Le gouvernement a actuellement les mains sur le volant pour au minimum réduire le déclin du français au Canada, observe Rémi Léger, professeur en sciences politiques à l’Université Simon Fraser. « C’est l’occasion parfaite avec la Loi et le Plan d’action pour les libéraux de mettre leur vision de l’avant », affirme-t-il, estimant qu’ils devront toutefois changer le cap de leurs actions du passé.
« À mon sens, les libéraux avancent en tâtonnant. Ils avancent d’un pas, c’est bien reçu. Ils continuent donc deux pas. Ensuite, ils prennent un pas et ensuite ils reculent de deux… Ce qu’on sait des libéraux depuis qu’ils sont au pouvoir, c’est qu’ils n’ont pas une vision claire pour la francophonie canadienne », dit-il précisant qu’il s’agit d’une stratégie à double tranchant.
Une loi qui traîne
Promise depuis 2018, la nouvelle Loi sur les langues officielles fait du surplace depuis plusieurs mois. Les libéraux avaient promis de la déposer dans les 100 premiers jours et de l’adopter en 2022, mais elle se retrouve aujourd’hui avec un échéancier amenant en mars et c’est un des dossiers qui pressent sur les banquettes libérales.
Tout juste avant les fêtes, plusieurs députés anglo-québécois sont sortis contre C-13. Ils exigeaient que des mentions à la Loi 96, la Charte de la langue française au Québec, soient retirées du projet de loi, alors que les partis de l’opposition estiment que cette charte devrait s’appliquer aux entreprises privées de charte fédérale au Québec. D’un autre côté, les députés libéraux francophones du comité poussent depuis plusieurs mois pour accélérer son adoption.
« Il y a des différences qui sont irréconciliables », tranche le politologue Rémi Léger. « Il y a des choix politiques qui vont devoir être faits. Soit que l’on continue de reconnaître l’égalité des deux langues ou qu’on reconnaît la fragilité du français et qu’on s’engage à en faire plus. Pour l’instant, ça semble être d’appuyer le français mais évidemment, il y a des députés qui aimeraient que le premier ministre fasse le choix inverse. C’est un choix politique qui incombe à Justin Trudeau et son équipe. »

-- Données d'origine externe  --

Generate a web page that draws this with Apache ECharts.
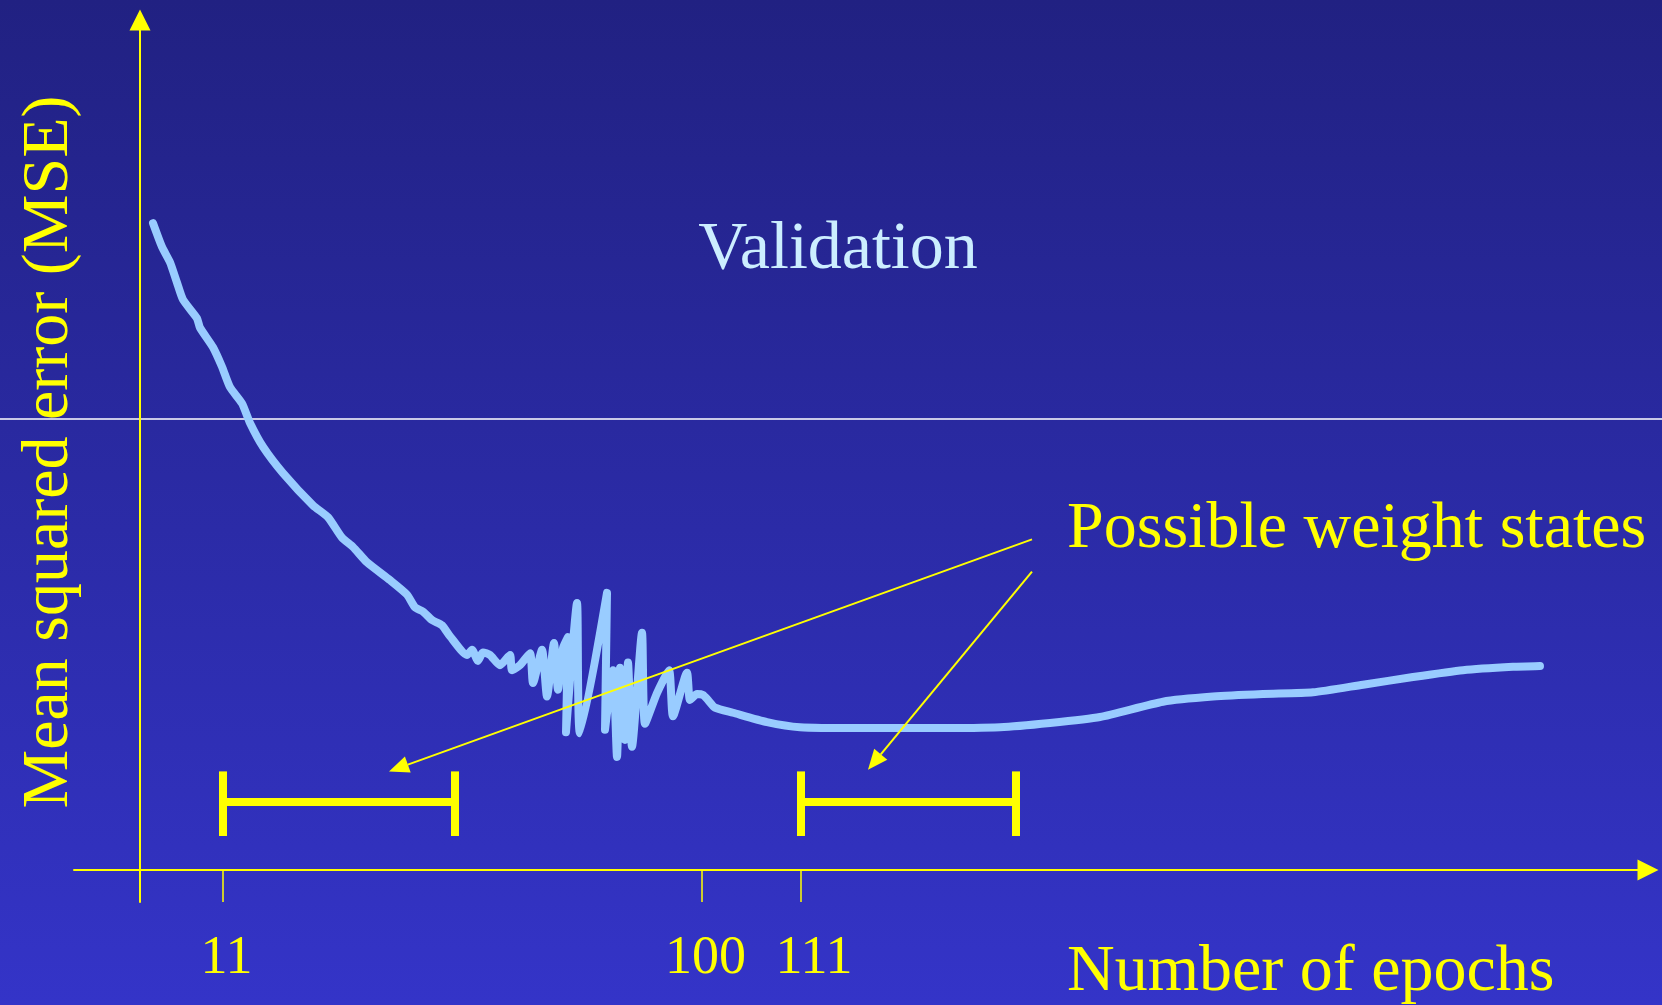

Selon nos informations, une des possibilités sur la table serait que le gouvernement Legault appuie publiquement le projet de loi C-13, si jamais le dossier venait à traîner. En retour, Ottawa adopterait dans sa loi certaines des demandes de Québec – formulées en juin dernier – comme l’application de la Charte de la langue française.
« Le plus beau des cadeaux qui pourrait se produire pour la francophonie canadienne, c’est si le gouvernement du Québec appuyait la Loi sur les langues officielles », estime Mme Cardinal.
Immigration francophone
Le dossier de l’immigration francophone devrait être également une partie phare du prochain Plan d’action. Les démographes et la FCFA estiment que le Canada devra tripler son nombre d’immigrants francophones hors Québec l’an prochain avant d’aller à 20 % de tous les immigrants canadiens chaque année en 2036. Sinon, le déclin du français pourrait bien se poursuivre pour le Canada. Le ministre Sean Fraser juge qu’il s’agit d’une question de cohésion sociale.
« Dans cinq ans, après le prochain Plan d’action, ça va aller vite. Si le déclin n’est pas stoppé, ça va aller vite qu’on va voir le déclin du français dévastateur partout dans nos communautés », signale de son côté Liane Roy.
Cette dernière demande à Immigration, Réfugiés et Citoyenneté Canada (IRCC) de rapidement mettre en place une stratégie en immigration francophone et d’augmenter sa promotion dans les pays francophones du monde comme en Afrique.